Krieg in Syrien: Offensive auf letztes Rebellengebiet
Nach schweren Luftangriffen rücken Bodentruppen auf das syrische Rebellengebiet Idlib vor. Kliniken wurden gezielt bombardiert.
Die Bodenoffensive folgt auf wochenlange Angriffe der syrischen und russischen Luftwaffen. Dabei fielen in den vergangenen neun Tagen Bomben auf zwölf Krankenhäuser, die bei der UN-Nothilfeagentur als solche registriert sind und deren Koordinaten damit den syrischen und russischen Regierungen bekannt sind, erklärte die in Kanada ansässige Hilfsorganisation syrischer Ärzte im Exil UOSSM.

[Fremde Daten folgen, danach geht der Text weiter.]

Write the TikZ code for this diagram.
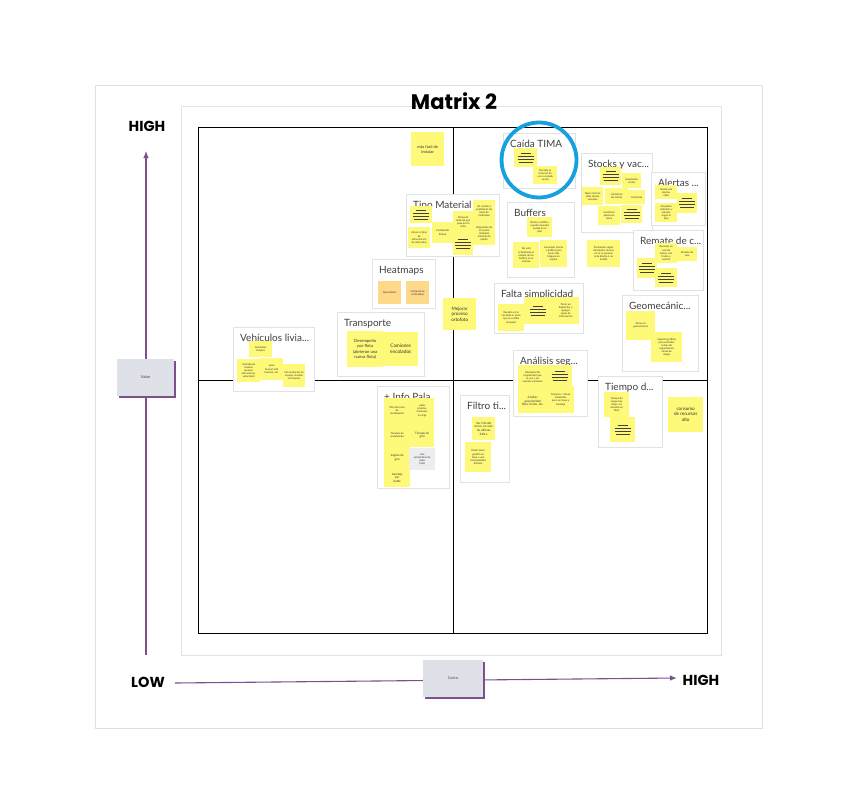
\documentclass[tikz,border=0pt]{standalone}
\usepackage{fontspec}
\setmainfont{Lato}
\newfontfamily\headfont{Poppins}
\usetikzlibrary{positioning,shadows,arrows.meta}

\definecolor{axispurple}{RGB}{125,80,140}
\definecolor{boxgrey}{RGB}{222,225,231}
\definecolor{stickyyellow}{RGB}{255,249,122}
\definecolor{stickyorange}{RGB}{255,217,138}
\definecolor{notegrey}{RGB}{237,237,239}
\definecolor{framegrey}{RGB}{226,226,229}
\definecolor{outerlav}{RGB}{226,220,236}
\definecolor{ringblue}{RGB}{22,160,224}

\tikzset{
  sticky/.style={fill=stickyyellow, anchor=north west, inner sep=0.5pt, align=center,
    font=\fontsize{2.6}{3.1}\selectfont, text=black!80},
  orange/.style={sticky, fill=stickyorange},
  greynote/.style={sticky, fill=notegrey},
  groupbox/.style={draw=framegrey, fill=white, line width=0.8pt, anchor=north west, inner sep=0pt},
  grouptitle/.style={anchor=base west, inner sep=0pt, text=black!75, font=\fontsize{10}{12}\selectfont},
  axisbox/.style={fill=boxgrey, inner sep=0pt, font=\fontsize{4}{5}\selectfont, text=black!70,
    general shadow={fill=axispurple, shadow xshift=2pt, shadow yshift=-2pt}},
  axislabel/.style={inner sep=0pt, font=\headfont\bfseries\fontsize{14.5}{16}\selectfont},
  axis/.style={axispurple, line width=1.1pt}
}

% sticky note: [style](name)(x,y of top left)(width,height){text}
\def\note[#1](#2)(#3,#4)(#5,#6)#7{\node[#1, minimum width=#5pt, minimum height=#6pt] (#2) at (#3,#4) {#7};}
% frame of a cluster, with its title
\def\group(#1)(#2,#3)(#4,#5)#6{\node[groupbox, minimum width=#4pt, minimum height=#5pt] (#1) at (#2,#3) {};
  \node[grouptitle] (#1T) at ([shift={(7pt,-14pt)}]#1.north west) {#6};}
% sticky filled with lines of text too small to read
\def\textlines#1{\foreach \dy/\hw in {-4.5/7,-1.5/8,1.5/8,4.5/5}
  {\draw[line width=0.55pt, black!75] ([shift={(-\hw pt,\dy pt)}]#1.center) -- ([shift={(\hw pt,\dy pt)}]#1.center);}}

\begin{document}
\begin{tikzpicture}[x=1pt, y=-1pt]
\useasboundingbox (0,0) rectangle (868,811);

% outer board and panel
\node[draw=outerlav, line width=0.8pt, anchor=north west, minimum width=667pt, minimum height=643pt, inner sep=0pt] (board) at (95,85) {};
\node[draw=framegrey, fill=white, line width=0.8pt, anchor=north west, minimum width=540pt, minimum height=549pt, inner sep=0pt] (panel) at (181,106) {};
\node[inner sep=0pt, font=\headfont\bfseries\fontsize{21}{23}\selectfont] (title) at (454,101) {Matrix 2};

% quadrants
\node[draw, line width=1.3pt, anchor=north west, minimum width=509pt, minimum height=506pt, inner sep=0pt] (mat) at (198,127) {};
\draw[line width=1.1pt] (mat.north) -- (mat.south);
\draw[line width=1.1pt] (mat.west) -- (mat.east);

% axes
\coordinate (ylo) at (146,655);
\coordinate (yhi) at (146,151);
\draw[axis, ->, >={Latex[length=7pt,width=5.5pt]}] (ylo) -- (yhi);
\node[axisbox, minimum width=57pt, minimum height=37pt] (val) at (145.5,377.5) {Value};
\coordinate (xlo) at (175,683);
\coordinate (xhi) at (677,678);
\draw[axis, ->, >={Latex[length=7pt,width=5.5pt]}] (xlo) -- (xhi);
\node[axisbox, minimum width=60pt, minimum height=37pt] (cost) at (453,678.5) {Costo};
\node[axislabel] (yHigh) at (147,126) {HIGH};
\node[axislabel] (xLow) at (148,682) {LOW};
\node[axislabel] (xHigh) at (701,680) {HIGH};

% loose stickies
\note[sticky, font=\fontsize{4}{5}\selectfont](install)(411,132)(33,34){más fácil de\\instalar}
\note[sticky, font=\fontsize{4.6}{5.8}\selectfont](orto)(443,298)(33,32){Mejorar\\proceso\\ortofoto}
\note[sticky](forma)(587,240)(33,27){Formación según\\del diseño minero,\\ver si se parecen\\este diseño o no\\(malla)}
\note[sticky, font=\fontsize{4.6}{5.8}\selectfont](consumo)(668,397)(35,35){consumo\\de recursos\\alto}

% Caida TIMA
\group(caida)(503,133)(72,55){Caída TIMA}
\note[sticky](cA)(514,148)(23,19){} \textlines{cA}
\note[sticky](cB)(533,166)(24,18){Durante el\\turno (al fin\\ver un estado\\vacío)}
\draw[ringblue, line width=3.8pt] (539,160) circle (37.5);

% Stocks
\group(stock)(581,153)(71,79){Stocks y vac...}
\note[sticky](s1)(600,167)(21,18){} \textlines{s1}
\note[sticky](s2)(622,173)(19,15){Aceptación\\vacíos}
\note[sticky](s3)(582,187)(21,18){Bajar nivel de\\pilas (stock)\\vaciadas}
\note[sticky](s4)(605,188)(23,16){control de\\los stocks}
\note[sticky](s5)(628,190)(17,14){Activarlos}
\note[sticky](s6)(598,206)(22,19){Gestionar\\plazos de\\stock}
\note[sticky](s7)(621,205)(21,18){} \textlines{s7}

% Alertas
\group(alert)(651,172)(54,53){Alertas ...}
\note[sticky](a1)(655,185)(22,14){Niveles de\\alarma,\\mails}
\note[sticky](a2)(677,193)(20,20){} \textlines{a2}
\note[sticky](a3)(655,203)(22,19){Actualizar\\umbrales y\\alarmas\\según el\\plan}

% Remate
\group(remate)(633,230)(70,60){Remate de c...}
\note[sticky](r1)(655,243)(22,20){Remates en\\cola de\\banco, con\\frente y\\control}
\note[sticky](r2)(677,247)(20,14){Remate de\\sala}
\note[sticky](r3)(637,258)(20,20){} \textlines{r3}
\note[sticky](r4)(655,268)(22,19){} \textlines{r4}

% Buffers
\group(buff)(507,202)(67,75){Buffers}
\note[sticky](b1)(527,217)(25,20){Stocks y buffers,\\cuando necesitó\\la pala en el\\plan}
\note[sticky](b2)(513,242)(26,26){No está\\actualizado el\\estado de los\\buffers en el\\sistema}
\note[sticky](b3)(540,240)(27,27){Aumentar stocks\\y buffers para\\tener más\\holgura en\\espera}

% Tipo Material
\group(tipo)(406,194)(93,62){Tipo Material}
\note[sticky](t1)(410,206)(22,17){} \textlines{t1}
\note[sticky](t3)(473,200)(22,22){En cuanto a\\pantalla de los\\tipos de\\materiales}
\note[sticky](t2)(453,211)(20,22){Zonas de\\material que\\pasa por la\\tolva}
\note[sticky](t4)(432,222)(21,21){Cambiando\\(bolsa)}
\note[sticky](t5)(408,227)(22,21){Actuar el plan\\de\\alimentación\\de materiales}
\note[sticky](t6)(473,222)(22,23){Integración de\\la mezcla\\(material\\mineral) de\\planta}
\note[sticky](t7)(453,233)(20,22){} \textlines{t7}

% Heatmaps
\group(heat)(372,259)(63,49){Heatmaps}
\note[orange](h1)(378,281)(23,23){Neumáticos}
\note[orange](h2)(406,281)(23,23){Cómputo de\\contenidos}

% Transporte
\group(trans)(337,312)(87,64){Transporte}
\note[sticky, font=\fontsize{4.2}{5.3}\selectfont](tr1)(347,331)(36,36){Desempeño\\por flota\\(abrieron una\\nueva flota)}
\note[sticky, font=\fontsize{4.8}{6}\selectfont](tr2)(383,332)(35,34){Camiones\\encolados}

% Vehiculos livianos
\group(veh)(233,327)(81,64){Vehículos livia...}
\note[sticky](v1)(249,341)(23,16){Seminales\\livianos}
\note[sticky](v2)(237,359)(23,23){Indicadores\\livianos\\(usados,\\ubicaciones,\\velocidad)}
\note[sticky](v3)(260,358)(23,22){(para\\buscar) info\\livianos, etc.}
\note[sticky](v4)(283,364)(22,23){No conductor en\\equipo, revisión\\de livianos}

% Falta simplicidad
\group(falta)(494,283)(89,50){Falta simplicidad}
\note[sticky](f1)(498,304)(26,27){Reporte en la\\consulta es poco\\que se cambia\\(mapear)}
\note[sticky](f2)(524,297)(28,27){} \textlines{f2}
\note[sticky](f3)(552,297)(27,27){Tener un\\dispatcher y\\agregar\\capas de\\información}

% Geomecanica
\group(geo)(622,295)(76,76){Geomecánic...}
\note[sticky](g1)(626,311)(29,29){Temas en\\geomecánica}
\note[sticky](g2)(651,332)(31,30){Impacto gráficos\\para entender\\temas de\\seguridad en\\zonas de\\riesgo}

% Analisis seg
\group(anal)(513,350)(74,66){Análisis seg...}
\note[sticky](an1)(518,365)(29,24){Manipulación\\(segmentar) que\\se vea y ver\\cuantos camiones}
\note[sticky](an2)(547,365)(25,21){} \textlines{an2}
\note[sticky, font=\fontsize{3}{3.6}\selectfont](an3)(518,389)(29,24){Análisis\\granularidad\\flota, frente, etc.}
\note[sticky](an4)(547,386)(27,27){Tiempos / ritmos\\resultados\\para ver leyes y\\tonelaje}

% Tiempo d
\group(tiempo)(598,376)(64,71){Tiempo d...}
\note[sticky](ti1)(604,392)(25,25){Tiempo de\\carga muy\\largo, ver\\resuelto en\\Alert}
\note[sticky](ti2)(610,417)(25,25){} \textlines{ti2}

% Info Pala
\group(pala)(377,386)(72,102){+ Info Pala}
\note[sticky](p1)(384,398)(26,25){Plan de turno\\de\\rendimiento}
\note[sticky](p2)(410,398)(24,25){palas\\grandes,\\mantener\\la carga}
\note[sticky](p3)(384,423)(26,24){Tiempos de\\aculamiento}
\note[sticky, font=\fontsize{3}{3.6}\selectfont](p4)(410,423)(24,24){Tiempo de\\giro}
\note[sticky, font=\fontsize{3}{3.6}\selectfont](p5)(384,447)(26,21){ángulo de\\giro}
\note[greynote](p6)(409,448)(26,22){más\\estadísticas de\\palas\\(cola)}
\note[sticky, font=\fontsize{3}{3.6}\selectfont](p7)(384,468)(26,19){tonelaje\\por\\balde}

% Filtro tiempo
\group(filtro)(460,395)(49,87){Filtro ti...}
\note[sticky, font=\fontsize{3}{3.6}\selectfont](fi1)(472,417)(23,23){Ver info del\\turno, no solo\\las últimas\\24hrs.}
\note[sticky](fi2)(465,442)(26,30){Poder tener\\gestión en\\base a una\\temporalidad\\distinta}

\end{tikzpicture}
\end{document}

UN-Quellen sprachen vom Einsatz geächteter Fassbomben. „Die Angriffe mit Fassbomben sind die schlimmsten, die wir seit 15 Monaten gesehen haben“, erklärte der humanitäre UN-Koordinator Panos Moumtzis. Ein Video aus einem Vertriebenenlager im Süden Idlib zeigt, wie „Weißhelme“ versuchen, schwerverletzte Zivilisten zu versorgen, während um sie herum verkohlte Leichen geborgen werden.

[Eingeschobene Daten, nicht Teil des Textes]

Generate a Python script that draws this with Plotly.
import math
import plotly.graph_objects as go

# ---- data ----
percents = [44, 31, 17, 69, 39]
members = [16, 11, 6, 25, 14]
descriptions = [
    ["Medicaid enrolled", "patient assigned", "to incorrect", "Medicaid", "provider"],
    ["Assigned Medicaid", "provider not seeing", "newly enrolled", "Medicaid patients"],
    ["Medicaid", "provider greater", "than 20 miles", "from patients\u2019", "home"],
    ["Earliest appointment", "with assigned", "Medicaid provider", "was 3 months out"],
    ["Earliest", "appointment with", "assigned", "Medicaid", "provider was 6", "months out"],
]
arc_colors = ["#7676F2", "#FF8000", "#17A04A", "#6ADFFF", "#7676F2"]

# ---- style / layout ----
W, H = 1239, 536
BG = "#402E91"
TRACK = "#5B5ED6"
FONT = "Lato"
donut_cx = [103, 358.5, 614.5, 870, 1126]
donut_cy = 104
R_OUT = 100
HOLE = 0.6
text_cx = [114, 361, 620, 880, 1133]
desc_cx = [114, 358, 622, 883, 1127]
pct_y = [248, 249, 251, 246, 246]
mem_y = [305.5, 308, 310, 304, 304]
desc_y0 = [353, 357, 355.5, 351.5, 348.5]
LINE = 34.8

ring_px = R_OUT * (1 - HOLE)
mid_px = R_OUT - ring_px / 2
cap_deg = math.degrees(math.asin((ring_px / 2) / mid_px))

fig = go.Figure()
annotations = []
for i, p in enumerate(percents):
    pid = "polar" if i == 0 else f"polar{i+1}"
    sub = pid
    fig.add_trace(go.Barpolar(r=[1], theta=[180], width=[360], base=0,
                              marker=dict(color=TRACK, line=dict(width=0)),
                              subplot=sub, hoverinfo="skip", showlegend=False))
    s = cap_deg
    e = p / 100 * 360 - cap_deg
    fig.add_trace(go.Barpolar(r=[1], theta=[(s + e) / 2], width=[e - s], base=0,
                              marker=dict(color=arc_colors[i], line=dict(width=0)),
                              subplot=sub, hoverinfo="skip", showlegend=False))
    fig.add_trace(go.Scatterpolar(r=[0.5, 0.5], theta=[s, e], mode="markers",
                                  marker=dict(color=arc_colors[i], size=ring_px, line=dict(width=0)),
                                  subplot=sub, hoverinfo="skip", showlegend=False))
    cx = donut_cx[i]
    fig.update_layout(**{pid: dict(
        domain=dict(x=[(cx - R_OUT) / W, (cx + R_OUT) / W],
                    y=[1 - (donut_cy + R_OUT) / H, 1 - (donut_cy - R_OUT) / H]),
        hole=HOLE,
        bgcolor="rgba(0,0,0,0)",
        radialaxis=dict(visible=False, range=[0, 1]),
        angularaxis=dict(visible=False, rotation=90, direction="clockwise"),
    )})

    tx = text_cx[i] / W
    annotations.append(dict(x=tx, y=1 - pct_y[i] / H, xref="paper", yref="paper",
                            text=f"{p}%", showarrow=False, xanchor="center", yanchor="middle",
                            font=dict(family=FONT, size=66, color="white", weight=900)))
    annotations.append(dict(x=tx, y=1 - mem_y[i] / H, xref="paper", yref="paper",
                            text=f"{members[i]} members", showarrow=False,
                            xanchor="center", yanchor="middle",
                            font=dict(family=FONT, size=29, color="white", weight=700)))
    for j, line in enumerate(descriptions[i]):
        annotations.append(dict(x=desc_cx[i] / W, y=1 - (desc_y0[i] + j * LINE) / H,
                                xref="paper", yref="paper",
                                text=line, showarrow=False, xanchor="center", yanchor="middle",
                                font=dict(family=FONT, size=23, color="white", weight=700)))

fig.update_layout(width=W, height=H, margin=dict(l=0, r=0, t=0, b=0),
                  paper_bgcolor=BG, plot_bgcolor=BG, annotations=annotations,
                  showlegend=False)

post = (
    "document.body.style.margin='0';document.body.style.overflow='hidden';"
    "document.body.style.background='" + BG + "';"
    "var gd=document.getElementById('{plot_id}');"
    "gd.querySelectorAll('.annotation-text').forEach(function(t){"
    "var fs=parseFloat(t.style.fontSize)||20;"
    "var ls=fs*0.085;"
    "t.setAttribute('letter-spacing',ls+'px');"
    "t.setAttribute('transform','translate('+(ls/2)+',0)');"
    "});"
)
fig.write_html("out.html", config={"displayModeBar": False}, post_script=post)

Das Gebiet um Idlib im Nordwesten Syriens ist das letzte größere Rebellengebiet des Landes. Eigentlich gilt hier ein Waffenstillstand, den Russland und die Türkei als Schutzmächte beider Seiten garantieren. Er ist brüchig geworden, seit im Januar die Al-Qaida-nahe Miliz Haiat Tahrir al-Scham (HTS) gemäßigte Rebellen aus zahlreichen Orten verdrängte.
Drei Millionen Menschen
Die Angriffe gelten unterschiedslos Orten aller Fraktionen. Außerdem wurden bei der Einnahme anderer Rebellengebiete Syriens immer wieder Zivilbevölkerungen in das Gebiet Idlib evakuiert – dort leben jetzt drei Millionen Menschen, ein Drittel der noch in Syrien befindlichen Bevölkerung, viele davon schutzlos in Flüchtlingslagern.

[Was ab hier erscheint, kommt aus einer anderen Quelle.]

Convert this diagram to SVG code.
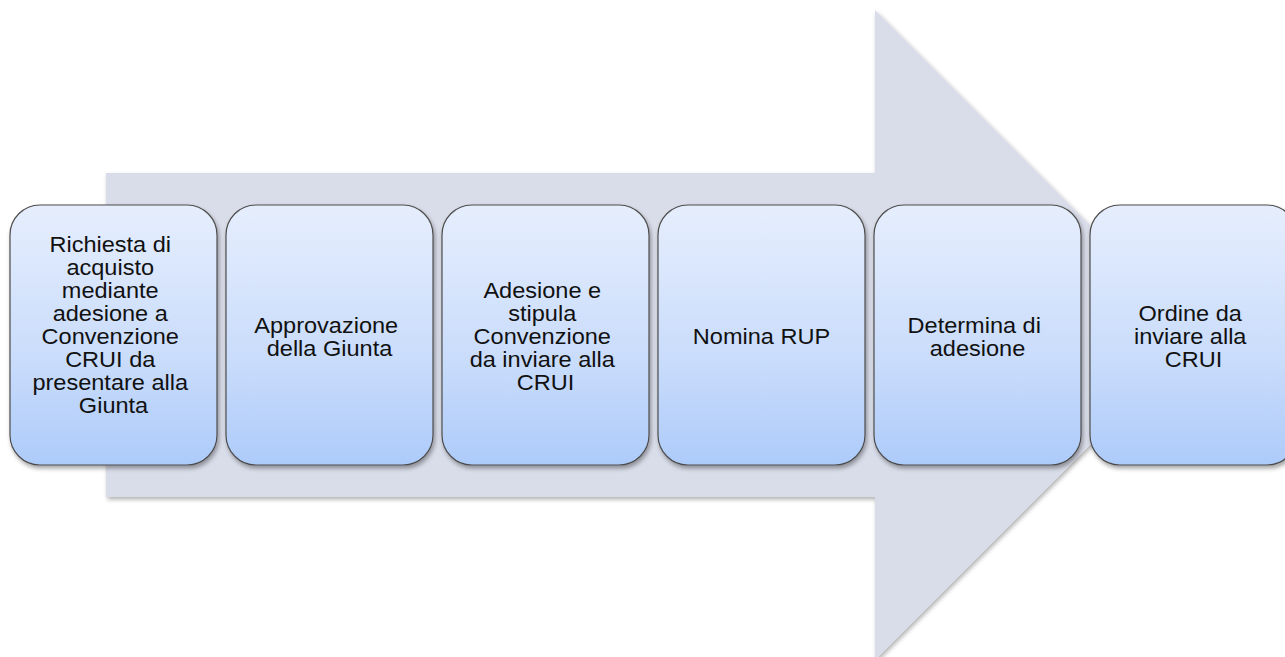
<svg xmlns="http://www.w3.org/2000/svg" width="1285" height="657" viewBox="0 0 1285 657">
  <defs>
    <linearGradient id="boxGrad" x1="0" y1="0" x2="0" y2="1">
      <stop offset="0" stop-color="#e6eefd"/>
      <stop offset="0.6" stop-color="#c9dcfb"/>
      <stop offset="1" stop-color="#adcbfa"/>
    </linearGradient>
    <filter id="shadow" x="-10%" y="-10%" width="120%" height="125%">
      <feDropShadow dx="1.5" dy="3" stdDeviation="2" flood-color="#000" flood-opacity="0.35"/>
    </filter>
    <filter id="arrowShadow" x="-5%" y="-5%" width="110%" height="110%">
      <feDropShadow dx="1.5" dy="2.5" stdDeviation="2" flood-color="#000" flood-opacity="0.3"/>
    </filter>
  </defs>
  <style>
    .box { fill: url(#boxGrad); stroke: #4d4d4d; stroke-width: 1.2; filter: url(#shadow); }
    .lbl { font-family: "Liberation Sans", Arial, sans-serif; font-size: 22px; fill: #111; text-anchor: middle; }
  </style>
  <rect width="1285" height="657" fill="#ffffff"/>
  <g id="connectors">
    <polygon points="106,173 875,173 875,10 1200,335 875,660 875,497 106,497" fill="#d9dde9" filter="url(#arrowShadow)"/>
  </g>
  <g id="node1">
    <rect class="box" x="10" y="205" width="207" height="260" rx="30" ry="30"/>
    <text class="lbl" transform="translate(113.5 0) scale(1.07 1)">
      <tspan x="0" y="252">Richiesta di</tspan>
      <tspan x="0" y="275">acquisto</tspan>
      <tspan x="0" y="298">mediante</tspan>
      <tspan x="0" y="321">adesione a</tspan>
      <tspan x="0" y="344">Convenzione</tspan>
      <tspan x="0" y="367">CRUI da</tspan>
      <tspan x="0" y="390">presentare alla</tspan>
      <tspan x="0" y="413">Giunta</tspan>
    </text>
  </g>
  <g id="node2">
    <rect class="box" x="226" y="205" width="207" height="260" rx="30" ry="30"/>
    <text class="lbl" transform="translate(329.5 0) scale(1.07 1)">
      <tspan x="0" y="333">Approvazione</tspan>
      <tspan x="0" y="356">della Giunta</tspan>
    </text>
  </g>
  <g id="node3">
    <rect class="box" x="442" y="205" width="207" height="260" rx="30" ry="30"/>
    <text class="lbl" transform="translate(545.5 0) scale(1.07 1)">
      <tspan x="0" y="298">Adesione e</tspan>
      <tspan x="0" y="321">stipula</tspan>
      <tspan x="0" y="344">Convenzione</tspan>
      <tspan x="0" y="367">da inviare alla</tspan>
      <tspan x="0" y="390">CRUI</tspan>
    </text>
  </g>
  <g id="node4">
    <rect class="box" x="658" y="205" width="207" height="260" rx="30" ry="30"/>
    <text class="lbl" transform="translate(761.5 0) scale(1.07 1)">
      <tspan x="0" y="344">Nomina RUP</tspan>
    </text>
  </g>
  <g id="node5">
    <rect class="box" x="874" y="205" width="207" height="260" rx="30" ry="30"/>
    <text class="lbl" transform="translate(977.5 0) scale(1.07 1)">
      <tspan x="0" y="333">Determina di</tspan>
      <tspan x="0" y="356">adesione</tspan>
    </text>
  </g>
  <g id="node6">
    <rect class="box" x="1090" y="205" width="207" height="260" rx="30" ry="30"/>
    <text class="lbl" transform="translate(1193.5 0) scale(1.07 1)">
      <tspan x="0" y="321">Ordine da</tspan>
      <tspan x="0" y="344">inviare alla</tspan>
      <tspan x="0" y="367">CRUI</tspan>
    </text>
  </g>
</svg>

Die Offensive kommt zu einer Zeit, in der sich die Regierung Assad zunehmenden Protesten im eigenen Lager erwehren muss, da Benzinlieferungen aus dem Iran ausbleiben und das Überleben im Regierungsgebiet immer schwieriger wird.
Panos Moumtzis, UN
Im Rebellengebiet mussten aufgrund der Angriffe sämtliche humanitären Aktivitäten eingestellt werden. Schulen, Krankenhäuser und andere zivile Einrichtungen können nicht mehr sicher arbeiten. „Ein Großeinmarsch bedroht das Leben von rund drei Millionen Zivilisten, mindestens die Hälfte davon Kinder“, warnt das in Großbritannien ansässige islamische Hilfswerk Umma Welfare Trust.
Die Vereinten Nationen warnen vor einer erneuten Massenflucht Richtung Türkei: Seit Februar seien im Nordwesten Syriens bereits knapp 140.000 Menschen in die Flucht getrieben worden, hieß es, und Tausende mehr seien jetzt unterwegs. Unklar ist, wie sich die Türkei verhalten wird, falls ihre „Beobachtungsposten“ im Rebellengebiet zur Überwachung der Waffenruhe in das Kampfgeschehen hineingezogen werden.